— BRIEF —
Leave out the pictures, and retype only the lines from the beginning of the material through the line that contains "var eMean = [1.0, 1.88], eSem", including both.

● ● ● ● ● ● ●

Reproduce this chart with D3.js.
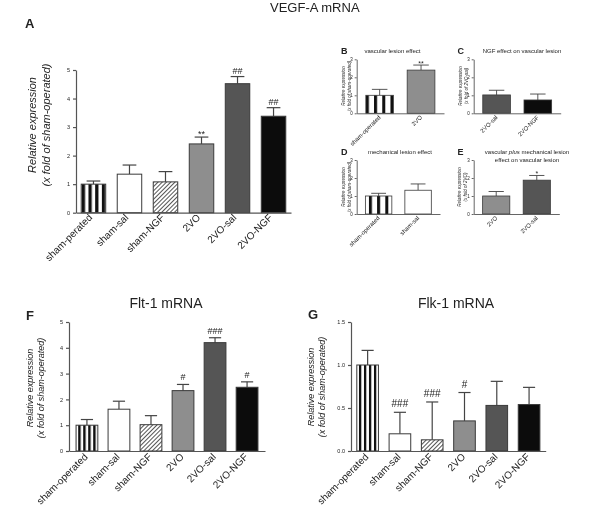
<!DOCTYPE html>
<meta charset="utf-8">
<style>
body { margin: 0; background: #fff; }
svg { will-change: transform; }
text { font-family: "Liberation Sans", Arial, sans-serif; fill: #222; }
</style>
<body>
<script src="https://cdn.jsdelivr.net/npm/d3@7"></script>
<script>
// group names
var groups  = ["sham-operated", "sham-sal", "sham-NGF", "2VO", "2VO-sal", "2VO-NGF"];
var groupsA = ["sham-perated", "sham-sal", "sham-NGF", "2VO", "2VO-sal", "2VO-NGF"];

// A: VEGF-A mRNA
var vegfMean = [1.0, 1.35, 1.08, 2.41, 4.52, 3.38];
var vegfSem  = [0.11, 0.32, 0.36, 0.24, 0.25, 0.30];
var vegfSig  = ["", "", "", "**", "##", "##"];

// B-E: VEGF-A sub comparisons
var bGroups = ["sham-operated", "2VO"];
var bMean = [1.0, 2.4],  bSem = [0.33, 0.28], bSig = ["", "**"];
var cGroups = ["2VO-sal", "2VO-NGF"];
var cMean = [1.02, 0.74], cSem = [0.26, 0.33], cSig = ["", ""];
var dGroups = ["sham-operated", "sham-sal"];
var dMean = [1.0, 1.32], dSem = [0.15, 0.35], dSig = ["", ""];
var eGroups = ["2VO", "2VO-sal"];
var eMean = [1.0, 1.88], eSem = [0.25, 0.26], eSig = ["", "*"];

// F: Flt-1 mRNA
var fltMean = [1.0, 1.62, 1.02, 2.34, 4.2, 2.47];
var fltSem  = [0.22, 0.31, 0.35, 0.24, 0.19, 0.21];
var fltSig  = ["", "", "", "#", "###", "#"];

// G: Flk-1 mRNA
var flkMean = [1.0, 0.20, 0.13, 0.35, 0.53, 0.54];
var flkSem  = [0.17, 0.25, 0.44, 0.33, 0.28, 0.20];
var flkSig  = ["", "###", "###", "#", "", ""];

// tick values
var ticksBig   = [0, 1, 2, 3, 4, 5];
var ticksFlk   = [0, 0.5, 1.0, 1.5];
var ticksSmall = [0, 1, 2, 3];

var fills = {
  "sham-sal": "#fff",
  "sham-NGF": "url(#hatch)",
  "2VO": "#8e8e8e",
  "2VO-sal": "#555",
  "2VO-NGF": "#0c0c0c"
};

var svg = d3.select("body").append("svg")
    .attr("width", 600)
    .attr("height", 510);
svg.append("rect").attr("width", 600).attr("height", 510).attr("fill", "#fff");

var defs = svg.append("defs");
var hatch = defs.append("pattern")
    .attr("id", "hatch")
    .attr("patternUnits", "userSpaceOnUse")
    .attr("width", 3).attr("height", 3)
    .attr("patternTransform", "rotate(45)");
hatch.append("rect").attr("width", 3).attr("height", 3).attr("fill", "#fff");
hatch.append("line").attr("x1", 0.5).attr("y1", 0).attr("x2", 0.5).attr("y2", 3)
    .attr("stroke", "#555").attr("stroke-width", 1);

function stripes(id, x, period, black) {
  var p = defs.append("pattern")
      .attr("id", id)
      .attr("patternUnits", "userSpaceOnUse")
      .attr("x", x).attr("y", 0)
      .attr("width", period).attr("height", 10);
  p.append("rect").attr("width", period).attr("height", 10).attr("fill", "#fff");
  p.append("rect").attr("width", black).attr("height", 10).attr("fill", "#111");
}

function panel(o) {
  var g = svg.append("g");
  var x = d3.scaleBand().domain(o.labels).range([o.x0, o.x1])
      .paddingInner(o.pi).paddingOuter(o.po);
  var y = d3.scaleLinear().domain([0, o.yMax]).range([o.y0, o.yTop]);
  var bw = x.bandwidth();

  // vertical stripes for the sham-operated bar, centred in the bar
  var k = Math.floor((bw - o.stripe[1]) / o.stripe[0]) + 1;
  var off = (bw - ((k - 1) * o.stripe[0] + o.stripe[1])) / 2;
  stripes("st-" + o.id, x(o.labels[0]) + off, o.stripe[0], o.stripe[1]);
  function fill(l) {
    return l.indexOf("rated") > 0 ? "url(#st-" + o.id + ")" : fills[l];
  }

  var data = o.labels.map(function(l, i) {
    return {label: l, mean: o.mean[i], sem: o.sem[i], sig: o.sig[i]};
  });

  // error bars (upper only)
  var eb = g.selectAll(".err").data(data).enter().append("g")
      .attr("stroke", "#444").attr("stroke-width", o.ebw);
  eb.append("line")
      .attr("x1", function(d) { return x(d.label) + bw / 2; })
      .attr("x2", function(d) { return x(d.label) + bw / 2; })
      .attr("y1", function(d) { return y(d.mean); })
      .attr("y2", function(d) { return y(d.mean + d.sem); });
  eb.append("line")
      .attr("x1", function(d) { return x(d.label) + bw * 0.22; })
      .attr("x2", function(d) { return x(d.label) + bw * 0.78; })
      .attr("y1", function(d) { return y(d.mean + d.sem); })
      .attr("y2", function(d) { return y(d.mean + d.sem); });

  // bars
  g.selectAll(".bar").data(data).enter().append("rect")
      .attr("x", function(d) { return x(d.label); })
      .attr("y", function(d) { return y(d.mean); })
      .attr("width", bw)
      .attr("height", function(d) { return o.y0 - y(d.mean); })
      .attr("fill", function(d) { return fill(d.label); })
      .attr("stroke", "#3a3a3a")
      .attr("stroke-width", o.bsw);

  // significance marks
  g.selectAll(".sig").data(data).enter().append("text")
      .attr("x", function(d) { return x(d.label) + bw / 2; })
      .attr("y", function(d) {
        return y(d.mean + d.sem) - o.sigGap + (d.sig.charAt(0) == "*" ? o.sigFont * 0.35 : 0);
      })
      .attr("text-anchor", "middle")
      .style("font-size", o.sigFont + "px")
      .text(function(d) { return d.sig; });

  // y axis
  var ya = g.append("g")
      .attr("transform", "translate(" + o.x0 + ",0)")
      .call(d3.axisLeft(y).tickValues(o.ticks).tickSize(o.tickLen).tickSizeOuter(0)
        .tickPadding(o.tickPad).tickFormat(o.fmt));
  ya.selectAll("path,line").attr("stroke", "#555").attr("stroke-width", o.axw);
  ya.selectAll("text").style("font-size", o.tickFont + "px").attr("fill", "#333")
      .style("font-family", "'Liberation Sans', Arial, sans-serif");

  // x axis with rotated labels
  var xa = g.append("g")
      .attr("transform", "translate(0," + o.y0 + ")")
      .call(d3.axisBottom(x).tickSize(0).tickSizeOuter(0));
  xa.select(".domain").attr("stroke", "#555").attr("stroke-width", o.axw);
  xa.selectAll("text")
      .attr("x", 0).attr("y", 0).attr("dy", "0.35em")
      .attr("text-anchor", "end")
      .attr("transform", "translate(" + o.labDx + "," + o.labDy + ") rotate(-45)")
      .attr("fill", "#222")
      .style("font-size", o.labFont + "px")
      .style("font-family", "'Liberation Sans', Arial, sans-serif");

  // y label
  o.ylab.forEach(function(t, i) {
    g.append("text")
        .attr("transform", "translate(" + o.ylx[i] + "," + o.yly + ") rotate(-90)")
        .attr("dy", "0.35em")
        .attr("text-anchor", "middle")
        .style("font-size", o.ylFont + "px")
        .style("font-style", "italic")
        .text(t);
  });
}

var base = {pi: 0.32, po: 0.15, tickLen: 3, tickPad: 3, tickFont: 5.5, axw: 1.2, bsw: 1,
            ebw: 1.2, labFont: 10, sigFont: 9, sigGap: 3, fmt: d3.format("d")};
var small = {pi: 0.33, po: 0.22, tickLen: 2, tickPad: 2, tickFont: 4.5, axw: 0.9, bsw: 0.8,
             ebw: 0.9, labFont: 6, sigFont: 7, sigGap: 2, fmt: d3.format("d"),
             labDx: 0, labDy: 3, yMax: 3, ticks: ticksSmall, stripe: [8.2, 3], ylFont: 4.5};

panel(Object.assign({}, base, {
  id: "a", labels: groupsA, mean: vegfMean, sem: vegfSem, sig: vegfSig,
  x0: 76, x1: 291, po: 0.145, y0: 212.7, yTop: 70, yMax: 5, ticks: ticksBig,
  labDx: -3, labDy: 3, stripe: [6.7, 3.3],
  ylab: ["Relative expression", "(x fold of sham-operated)"], ylx: [32, 46], yly: 125, ylFont: 11
}));

panel(Object.assign({}, small, {
  id: "b", labels: bGroups, mean: bMean, sem: bSem, sig: bSig,
  x0: 356.7, x1: 444, y0: 113.3, yTop: 59.3,
  ylab: ["Relative expression", "(x fold of sham-operated)"], ylx: [343.7, 349.7], yly: 86
}));
panel(Object.assign({}, small, {
  id: "c", labels: cGroups, mean: cMean, sem: cSem, sig: cSig,
  x0: 473.7, x1: 560.7, y0: 113.3, yTop: 59.3,
  ylab: ["Relative expression", "(x fold of 2VO-sal)"], ylx: [460.7, 466.7], yly: 86
}));
panel(Object.assign({}, small, {
  id: "d", labels: dGroups, mean: dMean, sem: dSem, sig: dSig,
  x0: 356.7, x1: 440, y0: 214, yTop: 160,
  ylab: ["Relative expression", "(x fold of sham-operated)"], ylx: [343.7, 349.7], yly: 187
}));
panel(Object.assign({}, small, {
  id: "e", labels: eGroups, mean: eMean, sem: eSem, sig: eSig,
  x0: 473.7, x1: 559.3, y0: 214, yTop: 160,
  ylab: ["Relative expression", "(x fold of 2VO)"], ylx: [459, 465.5], yly: 187
}));

panel(Object.assign({}, base, {
  id: "f", labels: groups, mean: fltMean, sem: fltSem, sig: fltSig,
  x0: 69, x1: 265, po: 0.22, y0: 451, yTop: 322, yMax: 5, ticks: ticksBig,
  labDx: -1, labDy: 4, stripe: [5, 2.5], sigFont: 9, sigGap: 4,
  ylab: ["Relative expression", "(x fold of sham-operated)"], ylx: [30, 41], yly: 388, ylFont: 9
}));

panel(Object.assign({}, base, {
  id: "g", labels: groups, mean: flkMean, sem: flkSem, sig: flkSig,
  x0: 351, x1: 545.7, pi: 0.33, po: 0.18, y0: 451, yTop: 322, yMax: 1.5, ticks: ticksFlk,
  fmt: d3.format(".1f"), labDx: -1, labDy: 4, stripe: [5, 2.3], sigFont: 10, sigGap: 5,
  ylab: ["Relative expression", "(x fold of sham-operated)"], ylx: [311, 322], yly: 387, ylFont: 9
}));

// titles and panel letters
function label(txt, x, y, size, bold, anchor) {
  return svg.append("text").attr("x", x).attr("y", y)
      .attr("text-anchor", anchor || "start")
      .style("font-size", size + "px")
      .style("font-weight", bold ? "bold" : "normal")
      .text(txt);
}
label("VEGF-A mRNA", 270, 12, 13, false);
label("Flt-1 mRNA", 166, 308, 14, false, "middle");
label("Flk-1 mRNA", 456, 308, 14, false, "middle");
label("A", 25, 28, 13, true);
label("F", 26, 320, 13, true);
label("G", 308, 319, 13, true);
label("B", 341, 54, 9, true);
label("C", 457.5, 54, 9, true);
label("D", 341, 155, 9, true);
label("E", 457.5, 155, 9, true);
label("vascular lesion effect", 392.5, 53, 6, false, "middle");
label("NGF effect on vascular lesion", 522, 53, 6, false, "middle");
label("mechanical lesion effect", 400, 154, 6, false, "middle");
var e1 = label("", 527, 154, 6, false, "middle");
e1.append("tspan").text("vascular ");
e1.append("tspan").style("font-style", "italic").text("plus");
e1.append("tspan").text(" mechanical lesion");
label("effect on vascular lesion", 527, 161.5, 6, false, "middle");
</script>
</body>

● ● ● ● ● ● ●

— COMPLETED EXERCISE —
Reproduce this chart with D3.js.
<!DOCTYPE html>
<meta charset="utf-8">
<style>
body { margin: 0; background: #fff; }
svg { will-change: transform; }
text { font-family: "Liberation Sans", Arial, sans-serif; fill: #222; }
</style>
<body>
<script src="https://cdn.jsdelivr.net/npm/d3@7"></script>
<script>
// group names
var groups  = ["sham-operated", "sham-sal", "sham-NGF", "2VO", "2VO-sal", "2VO-NGF"];
var groupsA = ["sham-perated", "sham-sal", "sham-NGF", "2VO", "2VO-sal", "2VO-NGF"];

// A: VEGF-A mRNA
var vegfMean = [1.0, 1.35, 1.08, 2.41, 4.52, 3.38];
var vegfSem  = [0.11, 0.32, 0.36, 0.24, 0.25, 0.30];
var vegfSig  = ["", "", "", "**", "##", "##"];

// B-E: VEGF-A sub comparisons
var bGroups = ["sham-operated", "2VO"];
var bMean = [1.0, 2.4],  bSem = [0.33, 0.28], bSig = ["", "**"];
var cGroups = ["2VO-sal", "2VO-NGF"];
var cMean = [1.02, 0.74], cSem = [0.26, 0.33], cSig = ["", ""];
var dGroups = ["sham-operated", "sham-sal"];
var dMean = [1.0, 1.32], dSem = [0.15, 0.35], dSig = ["", ""];
var eGroups = ["2VO", "2VO-sal"];
var eMean = [1.0, 1.88], eSem = [0.25, 0.26], eSig = ["", "*"];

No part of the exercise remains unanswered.